Since Clendinning and Adron co-created their interiors, why were they attributed to Clendinning? “Max was gregarious, front of house, meeting clients,” explains Andrews. Clendinning certainly looks the part in one 1960s photograph in which he strikes a debonair pose on a sofa, part of a family of plastic modular furniture designed for Aerofoam. Adron, meanwhile, was handy and practical; he rustled up many whimsical objects in their homes, including a Brobdingnagian, papier-mâché floor lamp shaped liked a tulip – created for a photoshoot – that towered over a white floor strewn with polar bear-white beanbags in a seemingly all-white room.
Yet Clendinning and Adron were as interested in subtlety as they were in spectacle, adds Andrews: “There were very subtle shades in this interior. The tulip is a very pale yellow. A Deco-inspired ziggurat on one wall combines pale blue and pink ice cream colours.”

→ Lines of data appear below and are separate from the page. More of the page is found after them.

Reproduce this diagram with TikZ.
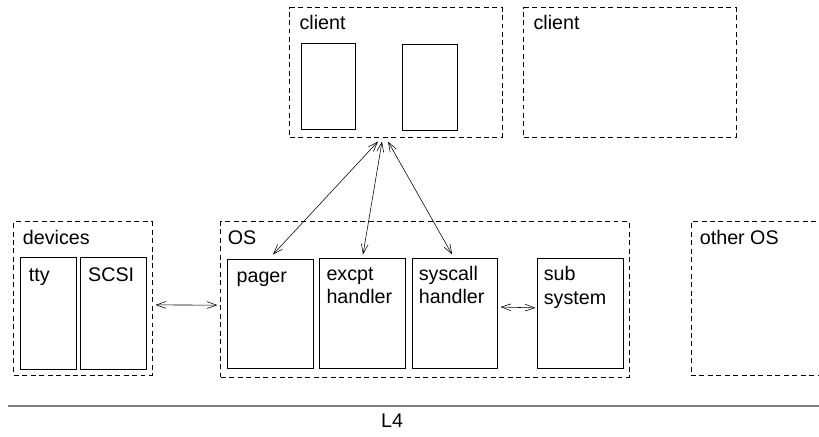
\documentclass[tikz,border=0pt]{standalone}
\usepackage{amsmath}
\usepackage{fontspec}
\setmainfont{Liberation Sans}
\usepackage{tikz}
\usetikzlibrary{arrows.meta}

\begin{document}
\begin{tikzpicture}[x=0.025cm,y=-0.025cm,
    font=\fontsize{14}{17}\selectfont,
    >={Straight Barb[length=2.4mm,width=1.7mm]},
    grupo/.style={draw, dash pattern=on 3.5pt off 2.5pt, line width=0.7pt, inner sep=0pt},
    caja/.style={draw, line width=0.7pt, inner sep=0pt},
    titulo/.style={anchor=base west, inner sep=0pt, align=left}]

        % Fija el marco del dibujo
        \useasboundingbox (0,0) rectangle (819,436);
        \clip (0,0) rectangle (819,436);

        % Dibuja los clientes
        \node[grupo, minimum width=5.3cm, minimum height=3.225cm] (cliente1) at (396,72.5) {};
        \node[grupo, minimum width=5.3cm, minimum height=3.225cm] (cliente2) at (630,72.5) {};
        \node[caja, minimum width=1.35cm, minimum height=2.15cm] (tareaA) at (328,86) {};
        \node[caja, minimum width=1.375cm, minimum height=2.15cm] (tareaB) at (429.5,87) {};
        \node[titulo] (tcliente1) at ([xshift=7pt,yshift=-16pt]cliente1.north west) {client};
        \node[titulo] (tcliente2) at ([xshift=7pt,yshift=-16pt]cliente2.north west) {client};

        % Dibuja los dispositivos
        \node[grupo, minimum width=3.45cm, minimum height=3.825cm] (devices) at (83,298.5) {};
        \node[caja, minimum width=1.4cm, minimum height=2.8cm] (tty) at (48,313) {};
        \node[caja, minimum width=1.65cm, minimum height=2.8cm] (scsi) at (113,313) {};
        \node[titulo] (tdevices) at ([xshift=6.5pt,yshift=-16.5pt]devices.north west) {devices};
        \node[titulo] (ttty) at ([xshift=6.5pt,yshift=-17.5pt]tty.north west) {tty};
        \node[titulo] (tscsi) at ([xshift=6pt,yshift=-18pt]scsi.north west) {SCSI};

        % Dibuja el sistema operativo
        \node[grupo, minimum width=10.2cm, minimum height=3.875cm] (os) at (425,299.5) {};
        \node[caja, minimum width=2.15cm, minimum height=2.725cm] (pager) at (270,313.5) {};
        \node[caja, minimum width=2.15cm, minimum height=2.75cm] (excpt) at (362,313) {};
        \node[caja, minimum width=2.125cm, minimum height=2.75cm] (syscall) at (454.5,313) {};
        \node[caja, minimum width=2.15cm, minimum height=2.75cm] (sub) at (580,313.5) {};
        \node[titulo] (tos) at ([xshift=5pt,yshift=-16.5pt]os.north west) {OS};
        \node[titulo] (tpager) at ([xshift=7pt,yshift=-17pt]pager.north west) {pager};
        % (el ancla base queda en la segunda linea)
        \node[titulo] (texcpt) at ([xshift=5.5pt,yshift=-33pt]excpt.north west) {excpt\\handler};
        \node[titulo] (tsyscall) at ([xshift=5pt,yshift=-33pt]syscall.north west) {syscall\\handler};
        \node[titulo] (tsub) at ([xshift=5pt,yshift=-33pt]sub.north west) {sub\\system};

        % Dibuja el otro sistema
        \node[grupo, minimum width=3.975cm, minimum height=3.825cm] (otro) at (770.5,298.5) {};
        \node[titulo] (totro) at ([xshift=6.5pt,yshift=-16.5pt]otro.north west) {other OS};

        % Dibuja las flechas
        \draw[<->] ([xshift=-0.45cm,yshift=-0.1cm]cliente1.south) -- ([xshift=0.075cm,yshift=0.1cm]pager.north);
        \draw[<->] ([xshift=-0.35cm,yshift=-0.1cm]cliente1.south) -- ([xshift=0.025cm,yshift=0.075cm]excpt.north);
        \draw[<->] ([xshift=-0.2cm,yshift=-0.1cm]cliente1.south) -- ([xshift=-0.06cm,yshift=0.075cm]syscall.north);
        \draw[<->] ([xshift=0.075cm,yshift=-0.16cm]devices.east) -- ([xshift=-0.075cm,yshift=-0.14cm]os.west);
        \draw[<->] ([xshift=0.075cm,yshift=0.15cm]syscall.east) -- ([xshift=-0.025cm,yshift=0.14cm]sub.west);

        % Dibuja la línea de L4
        \draw[gray, line width=0.8pt] (8,406) -- (819,406);
        \node (l4) at (392,421) {L4};
    \end{tikzpicture}
\end{document}
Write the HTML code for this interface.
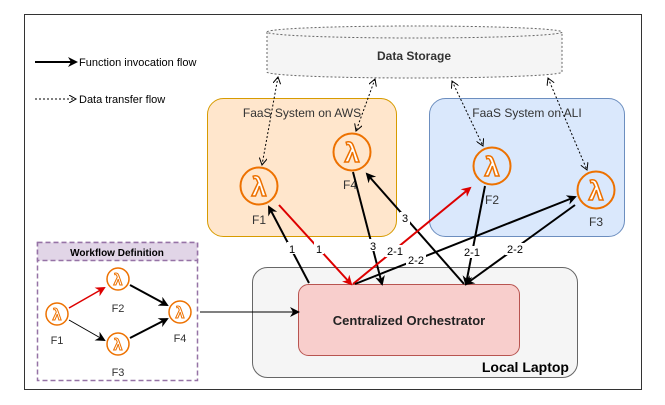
<!DOCTYPE html>
<html><head><meta charset="utf-8"><style>
html,body{margin:0;padding:0;background:#fff;}
svg{display:block;font-family:"Liberation Sans",sans-serif;}
</style></head><body>
<svg width="665" height="405" viewBox="0 0 665 405">
<defs>
<marker id="ab" markerWidth="10" markerHeight="10" refX="8" refY="5" orient="auto" markerUnits="userSpaceOnUse"><path d="M0,0 L10,5 L0,10 L3,5 z" fill="#000"/></marker>
<marker id="ar" markerWidth="10" markerHeight="10" refX="8" refY="5" orient="auto" markerUnits="userSpaceOnUse"><path d="M0,0 L10,5 L0,10 L3,5 z" fill="#d00"/></marker>
<marker id="ad" markerWidth="8" markerHeight="8" refX="7" refY="4" orient="auto" markerUnits="userSpaceOnUse"><path d="M0,0 L7,4 L0,8" fill="none" stroke="#000" stroke-width="1"/></marker>
<marker id="ads" markerWidth="8" markerHeight="8" refX="1" refY="4" orient="auto" markerUnits="userSpaceOnUse"><path d="M8,0 L1,4 L8,8" fill="none" stroke="#000" stroke-width="1"/></marker>
</defs>
<rect x="24.5" y="14.5" width="617" height="375" fill="#fff" stroke="#333" stroke-width="1"/>

<!-- legend -->
<line x1="35" y1="62" x2="76" y2="62" stroke="#000" stroke-width="2" marker-end="url(#ab)"/>
<text x="79" y="66" font-size="11">Function invocation flow</text>
<line x1="35" y1="99" x2="76" y2="99" stroke="#000" stroke-width="1" stroke-dasharray="2,2" marker-end="url(#ad)"/>
<text x="79" y="103" font-size="11">Data transfer flow</text>

<!-- storage cylinder -->
<path d="M267,32 L267,72 A147.5,6 0 0 0 562,72 L562,32" fill="#f5f5f5" stroke="#666" stroke-dasharray="2,2"/>
<ellipse cx="414.5" cy="32" rx="147.5" ry="6" fill="#f5f5f5" stroke="#666" stroke-dasharray="2,2"/>
<text x="414" y="60" font-size="12" font-weight="bold" text-anchor="middle" fill="#333">Data Storage</text>

<!-- FaaS boxes -->
<rect x="207.5" y="98.5" width="189" height="138" rx="16" fill="#ffe6cc" stroke="#d79b00"/>
<text x="302" y="117" font-size="12" text-anchor="middle" fill="#333">FaaS System on AWS</text>
<rect x="429.5" y="98.5" width="195" height="138" rx="16" fill="#dae8fc" stroke="#6c8ebf"/>
<text x="527" y="117" font-size="12" text-anchor="middle" fill="#333">FaaS System on ALI</text>

<!-- dotted data lines -->
<g stroke="#000" stroke-width="1" stroke-dasharray="2,2" fill="none">
<line x1="278" y1="77" x2="262" y2="165" marker-start="url(#ads)" marker-end="url(#ad)"/>
<line x1="375" y1="79" x2="356" y2="131" marker-start="url(#ads)" marker-end="url(#ad)"/>
<line x1="452" y1="81" x2="483" y2="146" marker-start="url(#ads)" marker-end="url(#ad)"/>
<line x1="548" y1="78" x2="587" y2="170" marker-start="url(#ads)" marker-end="url(#ad)"/>
</g>

<!-- Lambda icons -->
<g stroke="#ED7100" stroke-width="2" fill="#fff">
<circle cx="259" cy="186" r="18.5" fill="none"/>
<circle cx="352" cy="152" r="18.5" fill="none"/>
<circle cx="492" cy="166" r="18.5" fill="none"/>
<circle cx="596" cy="190" r="18.5" fill="none"/>
</g>
<g font-size="27" font-weight="bold" text-anchor="middle" fill="#fff" stroke="#ED7100" stroke-width="1.5">
<text x="259" y="196">λ</text><text x="352" y="162">λ</text><text x="492" y="176">λ</text><text x="596" y="200">λ</text>
</g>
<g font-size="12" fill="#333" text-anchor="middle">
<text x="259" y="224">F1</text><text x="350" y="189">F4</text><text x="492" y="204">F2</text><text x="596" y="226">F3</text>
</g>

<!-- local laptop -->
<rect x="252.5" y="267.5" width="325" height="110" rx="15" fill="#f5f5f5" stroke="#666"/>
<text x="569" y="372" font-size="14" font-weight="bold" text-anchor="end">Local Laptop</text>
<rect x="298.5" y="284.5" width="221" height="71" rx="10" fill="#f8cecc" stroke="#b85450"/>
<text x="409" y="325" font-size="13" font-weight="bold" text-anchor="middle" fill="#222">Centralized Orchestrator</text>

<!-- invocation arrows -->
<g stroke-width="2" fill="none">
<line x1="309" y1="283" x2="269" y2="207" stroke="#000" marker-end="url(#ab)"/>
<line x1="279" y1="205" x2="351" y2="284" stroke="#d00" marker-end="url(#ar)"/>
<line x1="353" y1="172" x2="382" y2="284" stroke="#000" marker-end="url(#ab)"/>
<line x1="464" y1="284" x2="367" y2="174" stroke="#000" marker-end="url(#ab)"/>
<line x1="353" y1="284" x2="470" y2="188" stroke="#d00" marker-end="url(#ar)"/>
<line x1="485" y1="186" x2="466" y2="284" stroke="#000" marker-end="url(#ab)"/>
<line x1="575" y1="205" x2="466" y2="284" stroke="#000" marker-end="url(#ab)"/>
<line x1="355" y1="284" x2="575" y2="197" stroke="#000" marker-end="url(#ab)"/>
</g>
<g font-size="11" text-anchor="middle" fill="#000">
<g fill="#fff" stroke="none">
<rect x="287" y="242" width="10" height="12"/><rect x="314" y="242" width="10" height="12"/>
<rect x="368" y="239" width="10" height="12"/><rect x="400" y="212" width="10" height="12"/>
<rect x="385" y="245" width="20" height="12"/><rect x="406" y="254" width="20" height="12"/>
<rect x="462" y="246" width="20" height="12"/><rect x="505" y="243" width="20" height="12"/>
</g>
<text x="292" y="253">1</text><text x="319" y="253">1</text>
<text x="373" y="250">3</text><text x="405" y="222">3</text>
<text x="395" y="255">2-1</text><text x="416" y="264">2-2</text>
<text x="472" y="256">2-1</text><text x="515" y="253">2-2</text>
</g>

<!-- workflow definition -->
<rect x="37.5" y="242.5" width="160" height="138" fill="#fff" stroke="#9673a6" stroke-width="1.5" stroke-dasharray="5,3"/>
<rect x="37.5" y="242.5" width="160" height="18" fill="#e1d5e7" stroke="#9673a6" stroke-width="1.5" stroke-dasharray="5,3"/>
<text x="117" y="256" font-size="10" font-weight="bold" text-anchor="middle">Workflow Definition</text>
<line x1="69" y1="308" x2="104" y2="288" stroke="#d00" stroke-width="1.5" marker-end="url(#ar)"/>
<line x1="69" y1="320" x2="104" y2="340" stroke="#000" stroke-width="1" marker-end="url(#ab)"/>
<line x1="130" y1="285" x2="167" y2="305" stroke="#000" stroke-width="2" marker-end="url(#ab)"/>
<line x1="130" y1="338" x2="167" y2="319" stroke="#000" stroke-width="2" marker-end="url(#ab)"/>
<g stroke="#ED7100" stroke-width="1.5" fill="none">
<circle cx="57" cy="314" r="11"/><circle cx="118" cy="279" r="11"/><circle cx="180" cy="312" r="11"/><circle cx="118" cy="344" r="11"/>
</g>
<g font-size="16" font-weight="bold" text-anchor="middle" fill="#fff" stroke="#ED7100" stroke-width="1">
<text x="57" y="320">λ</text><text x="118" y="285">λ</text><text x="180" y="318">λ</text><text x="118" y="350">λ</text>
</g>
<g font-size="11" fill="#333" text-anchor="middle">
<text x="57" y="344">F1</text><text x="118" y="312">F2</text><text x="180" y="342">F4</text><text x="118" y="376">F3</text>
</g>
<line x1="200" y1="312" x2="298" y2="312" stroke="#000" stroke-width="1" marker-end="url(#ab)"/>
</svg>
</body></html>
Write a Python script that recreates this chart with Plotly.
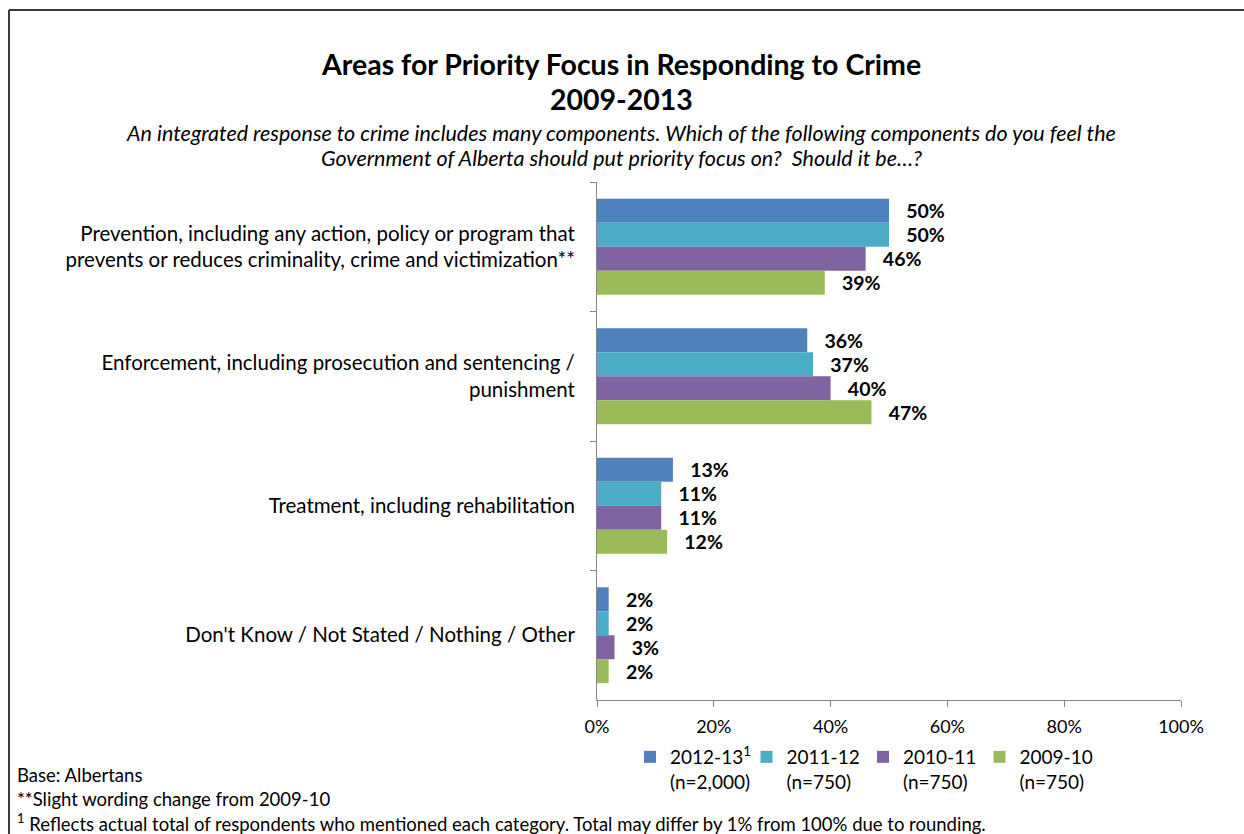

Clendinning and Adron aren’t as well-known today as David Hicks and John Stefanidis, also fêted for their outré, 1970s interiors. Yet arguably their restless experimentation, which embodied two cornerstones of the pop movement – transience and youthfulness – subverted the elitism of British interior design previously epitomised by Syrie Maugham and Colefax and Fowler. Clendinning’s legacy might have been stronger, believes Andrews, had he stuck to one style. But he sees the exhibition as an opportunity to reappraise it. “The show will shine a light on his work and encourage a new generation to discover it.”
‘Max Clendinning: Interior Eulogies’ (curated by Simon Andrews) is at Sadie Cole HQ, 8 Bury Street, London SW1Y 6AB.